When questioned about why the proposal did not want to settle some of the political questions that could stave off conflict before it pours money into infrastructure, Kushner said: “That’s been the traditional thinking, and that has not worked.”

“The president is not a traditional politician. He wants to do things in a different way. If we can get people through this process to look at this problem differently, to see what the future could be, then I think that could be a very very successful thing.”

Outlining the Trump administration’s “different” approach, he said: “What we have tried to do is help people identify what a future could look like. And hopefully we get people to all agree … and then we get people to look at, maybe, let’s commit to the future in the event that there is a peace agreement. Perhaps that will create a different condition through which people can then approach some of these political issues that have been unresolvable for a very long time.”

“It’s a problem that has been unsolved for many, many years and I think that a lot of the criticisms we get are from people who have tried to do this in the past and have failed and then they criticise us for not doing it the same way that they’ve done it,” he said.

Kushner called the 2002 Arab Peace Initiative “a great effort” but said it is not possible to solve the decades-long Israeli-Palestinian conflict with a deal along those lines.

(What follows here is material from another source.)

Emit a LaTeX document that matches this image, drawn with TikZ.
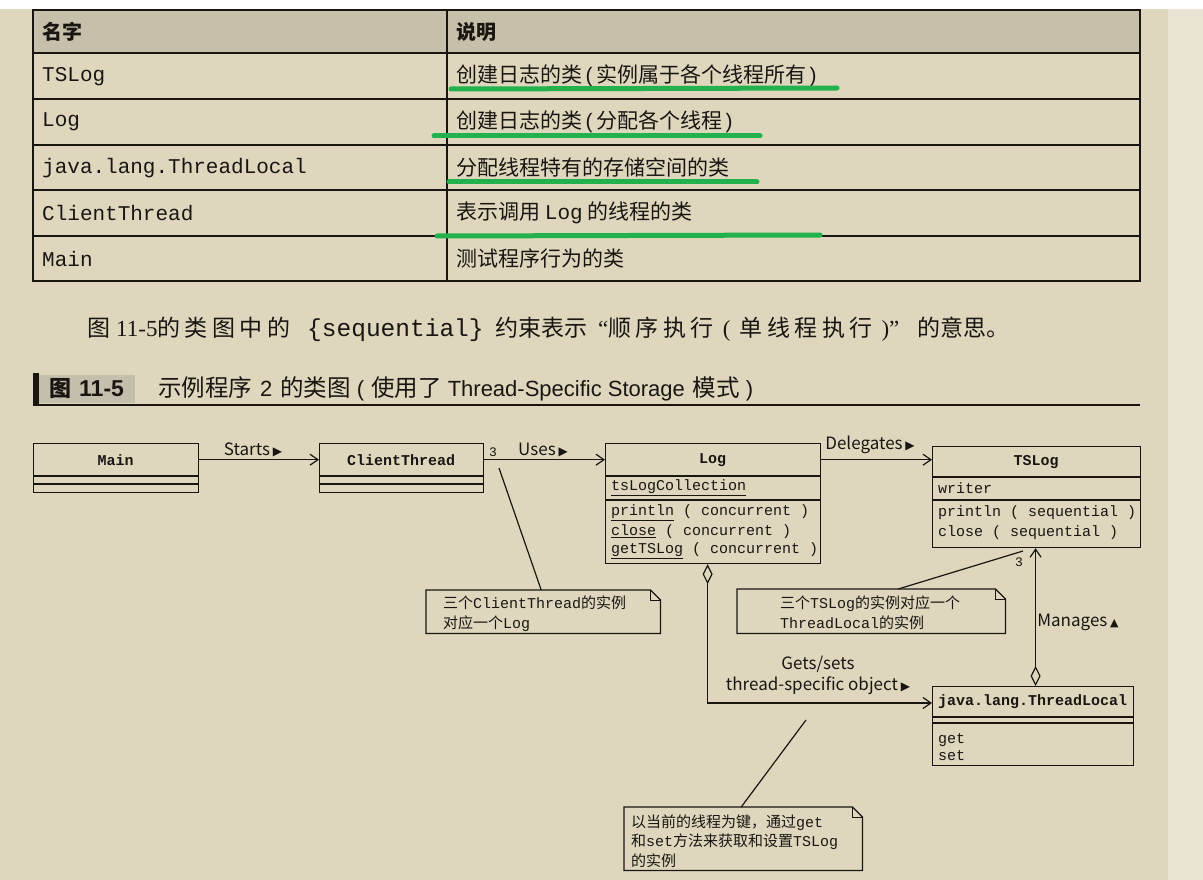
\documentclass[tikz,border=0pt]{standalone}
\usepackage{fontspec}
\usetikzlibrary{arrows.meta,calc}
\newfontfamily\cjk{Noto Sans CJK SC}
\newfontfamily\mono{Liberation Mono}
\newfontfamily\serifL{Liberation Serif}
\newfontfamily\sansL{Liberation Sans}
\newfontfamily\sym{DejaVu Sans}
\definecolor{pagebg}{RGB}{222,215,190}
\definecolor{edgebg}{RGB}{233,228,212}
\definecolor{headbg}{RGB}{198,191,170}
\definecolor{capbg}{RGB}{196,190,172}
\definecolor{marker}{RGB}{34,177,76}
\definecolor{ink}{RGB}{25,22,18}
\newcommand{\rtri}{\,{\sym\fontsize{12}{12}\selectfont ▶}}
\newcommand{\utri}{\,{\sym\fontsize{11}{11}\selectfont ▲}}
\newcommand{\gp}{\hspace{4.5pt}}
\begin{document}
\begin{tikzpicture}[x=1pt,y=-1pt,
  tabline/.style={draw=ink,line width=1.8pt},
  tabhead/.style={font=\cjk\bfseries\fontsize{20}{24}\selectfont,anchor=west,inner sep=0,text=ink},
  tabmono/.style={font=\mono\fontsize{21}{24}\selectfont,anchor=west,inner sep=0,text=ink},
  tabcjk/.style={font=\cjk\fontsize{21}{24}\selectfont,anchor=west,inner sep=0,text=ink},
  marked/.style={draw=marker,line width=5pt,line cap=round},
  para/.style={font=\cjk\fontsize{23}{26}\selectfont,anchor=base west,inner sep=0,text=ink},
  clsbox/.style={draw=ink,line width=1.2pt,inner sep=0,anchor=north west},
  clstitle/.style={font=\mono\bfseries\fontsize{15}{18}\selectfont,inner sep=0,anchor=north west,text=ink},
  member/.style={font=\mono\fontsize{15}{18}\selectfont,anchor=west,inner sep=0,text=ink,align=left},
  sep/.style={draw=ink,line width=1.2pt},
  lbl/.style={font=\cjk\fontsize{17}{21}\selectfont,inner sep=0,text=ink},
  mult/.style={font=\mono\fontsize{13}{15}\selectfont,inner sep=0,text=ink},
  assoc/.style={draw=ink,line width=1.2pt,-{Straight Barb[length=8pt,width=11pt]}},
  agg/.style={draw=ink,line width=1.2pt,{Diamond[open,length=20pt,width=10pt]}-{Straight Barb[length=8pt,width=11pt]}},
  noteline/.style={draw=ink,line width=1.2pt},
  notebox/.style={inner sep=0,anchor=north west},
  notetext/.style={font=\cjk\fontsize{15}{20}\selectfont,anchor=west,inner sep=0,align=left,text=ink}
]
\useasboundingbox (0,0) rectangle (1203,880);
% page
\fill[pagebg] (0,0) rectangle (1203,880);
\fill[white] (0,0) rectangle (1203,9);
\fill[edgebg] (1168,9) rectangle (1203,880);

% ---- table of participants ----
\fill[headbg] (33,10) rectangle (1140,53);
\draw[tabline] (33,10) rectangle (1140,281);
\foreach \yy in {53,99,145,190,236} \draw[tabline] (33,\yy) -- (1140,\yy);
\draw[tabline] (447,10) -- (447,281);
\node[tabhead] (h1) at (42,32) {名字};
\node[tabhead] (h2) at (456,32) {说明};
\node[tabmono] (r1a) at (42,77) {TSLog};
\node[tabmono] (r2a) at (42,122) {Log};
\node[tabmono] (r3a) at (42,168) {java.lang.ThreadLocal};
\node[tabmono] (r4a) at (42,213) {ClientThread};
\node[tabmono] (r5a) at (42,259) {Main};
\node[tabcjk] (r1b) at (456,76) {创建日志的类{\sansL\,(\,}实例属于各个线程所有{\sansL\,)}};
\node[tabcjk] (r2b) at (456,122) {创建日志的类{\sansL\,(\,}分配各个线程{\sansL\,)}};
\node[tabcjk] (r3b) at (456,167) {分配线程特有的存储空间的类};
\node[tabcjk] (r4b) at (456,213) {表示调用 {\mono Log} 的线程的类};
\node[tabcjk] (r5b) at (456,258) {测试程序行为的类};
% marker strokes
\draw[marked] (451,89) -- (837,88);
\draw[marked] (434,136) -- (760,136);
\draw[marked] (449,182) -- (757,182);
\draw[marked] (437,236) -- (820,235);

% ---- body text (justified line, set in pieces) ----
\node[para] (p1) at (87,336) {图};
\node[para,font=\serifL\fontsize{23}{26}\selectfont] (p2) at (116,336) {11-5};
\node[para] (p3) at (157,336) {的\gp 类\gp 图\gp 中\gp 的};
\node[para,font=\mono\fontsize{24.5}{26}\selectfont] (p4) at (307,336) {\{sequential\}};
\node[para] (p5) at (495,336) {约束表示};
\node[para] (p6) at (598,336)
  {{\serifL “}顺\gp 序\gp 执\gp 行{\serifL\hspace{9pt}(\hspace{9pt}}单\gp 线\gp 程\gp 执\gp 行{\serifL\hspace{9pt})”}};
\node[para] (p7) at (917,336) {的意思。};

% ---- figure caption ----
\fill[ink] (33,373) rectangle (39,405);
\fill[capbg] (39,375) rectangle (135,403);
\node[inner sep=0,anchor=west,text=ink,font=\cjk\bfseries\fontsize{22}{24}\selectfont] (capnum) at (49,389)
  {图\hspace{8pt}{\sansL\bfseries\fontsize{23}{24}\selectfont 11-5}};
\node[inner sep=0,anchor=west,text=ink,font=\cjk\fontsize{23.5}{26}\selectfont] (captxt) at (158,389)
  {示例程序\hspace{8pt}{\sansL\fontsize{22}{24}\selectfont 2}\hspace{8pt}的类图{\sansL\fontsize{22}{24}\selectfont\hspace{6pt}(\hspace{7pt}}使用了%
   {\sansL\fontsize{22}{24}\selectfont\hspace{6pt}Thread-Specific Storage\hspace{8pt}}模式{\sansL\fontsize{22}{24}\selectfont\hspace{6pt})}};
\draw[ink,line width=2.5pt] (33,405) -- (1140,405);

% ---- class diagram ----
% Main
\node[clsbox,minimum width=165pt,minimum height=49pt] (main) at (33,443) {};
\node[clstitle,minimum width=165pt,minimum height=33pt] (mainT) at (33,443) {Main};
\draw[sep] (33,476) -- (198,476) (33,484) -- (198,484);
% ClientThread
\node[clsbox,minimum width=164pt,minimum height=49pt] (ct) at (319,443) {};
\node[clstitle,minimum width=164pt,minimum height=33pt] (ctT) at (319,443) {ClientThread};
\draw[sep] (319,476) -- (483,476) (319,484) -- (483,484);
% Log
\node[clsbox,minimum width=215pt,minimum height=120pt] (log) at (605,443) {};
\node[clstitle,minimum width=215pt,minimum height=33pt] (logT) at (605,443) {Log};
\draw[sep] (605,476) -- (820,476) (605,500) -- (820,500);
\node[member] (logA) at (611,488) {\underline{tsLogCollection}};
\node[member] (logO1) at (611,513) {\underline{println} ( concurrent )};
\node[member] (logO2) at (611,532) {\underline{close} ( concurrent )};
\node[member] (logO3) at (611,551) {\underline{getTSLog} ( concurrent )};
% TSLog
\node[clsbox,minimum width=208pt,minimum height=101pt] (tslog) at (932,446) {};
\node[clstitle,minimum width=208pt,minimum height=31pt] (tslogT) at (932,446) {TSLog};
\draw[sep] (932,477) -- (1140,477) (932,500) -- (1140,500);
\node[member] (tsA) at (938,488) {writer};
\node[member] (tsO1) at (938,513) {println ( sequential )};
\node[member] (tsO2) at (938,533) {close ( sequential )};
% java.lang.ThreadLocal
\node[clsbox,minimum width=201pt,minimum height=79pt] (tl) at (932,686) {};
\node[clstitle,minimum width=201pt,minimum height=31pt] (tlT) at (932,686) {java.lang.ThreadLocal};
\draw[sep] (932,717) -- (1133,717) (932,723) -- (1133,723);
\node[member] (tlO1) at (938,740) {get};
\node[member] (tlO2) at (938,756) {set};

% associations
\draw[assoc] (mainT.east) -- (ctT.west);
\node[lbl] (lbStarts) at (253,450) {Starts\rtri};
\draw[assoc] (ctT.east) -- (logT.west);
\node[mult] (m1) at (493,452) {3};
\node[lbl] (lbUses) at (543,450) {Uses\rtri};
\draw[assoc] (logT.east) -- (logT.east -| tslog.west);
\node[lbl] (lbDel) at (870,445) {Delegates\rtri};
\draw[agg] ([xshift=-5.5pt]log.south) |- (tlT.west |- 0,703);
\node[lbl,align=center] (lbGets) at (818,675) {Gets/sets\\thread-specific object\rtri};
\draw[agg] ([xshift=2.5pt]tl.north) -- ([xshift=2.5pt]tl.north |- tslog.south);
\node[mult] (m2) at (1019,562) {3};
\node[lbl] (lbMan) at (1078,622) {Manages\utri};

% notes
\node[notebox,minimum width=234pt,minimum height=43pt] (n1) at (426,590) {};
\node[notebox,minimum width=268pt,minimum height=44pt] (n2) at (737,589) {};
\node[notebox,minimum width=238pt,minimum height=63pt] (n3) at (624,807) {};
\foreach \n in {n1,n2,n3}{
  \draw[noteline] (\n.north west) -- ([xshift=-10pt]\n.north east) -- ([yshift=-10pt]\n.north east)
    -- (\n.south east) -- (\n.south west) -- cycle;
  \draw[noteline,line width=0.9pt] ([xshift=-10pt]\n.north east) -- ([xshift=-10pt,yshift=-10pt]\n.north east)
    -- ([yshift=-10pt]\n.north east);
}
\node[notetext] (n1t) at (443,614) {三个{\mono ClientThread}的实例\\对应一个{\mono Log}};
\node[notetext] (n2t) at (780,613) {三个{\mono TSLog}的实例对应一个\\{\mono ThreadLocal}的实例};
\node[notetext,font=\cjk\fontsize{15}{19.5}\selectfont] (n3t) at (631,841)
  {以当前的线程为键，通过{\mono get}\\和{\mono set}方法来获取和设置{\mono TSLog}\\的实例};
\coordinate (ctm) at (499,468);
\coordinate (tsm) at (1023,551);
\coordinate (gsm) at (806,720);
\draw[noteline] ([xshift=-2pt]n1.north) -- (ctm);
\draw[noteline] ([xshift=27pt]n2.north) -- (tsm);
\draw[noteline] ([xshift=-2pt]n3.north) -- (gsm);
\end{tikzpicture}
\end{document}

“I think we all have to recognise that if there ever is a deal, it’s not going to be along the lines of the Arab peace initiative. It will be somewhere between the Arab peace initiative and somewhere between the Israeli position,” he said.

He also defended Trump’s 2017 decision to recognise Jerusalem as Israel’s capital, saying: “Israel is a sovereign nation; a sovereign nation has the right to determine where their capital is and America has the right to recognise the decision.” He said the relocation of the embassy should not affect final-status negotiations with the Palestinians.

Kushner said that on both the Israeli and Palestinian sides, there are voices who accuse the other of having no interest in peace. But he added that peace needs to come from compromise and negotiation.

“If we want to find a pathway forward, it means that both sides need to find a place where they both feel that they can gain more than they give, and move forward and have the opportunities to live better lives,” he said.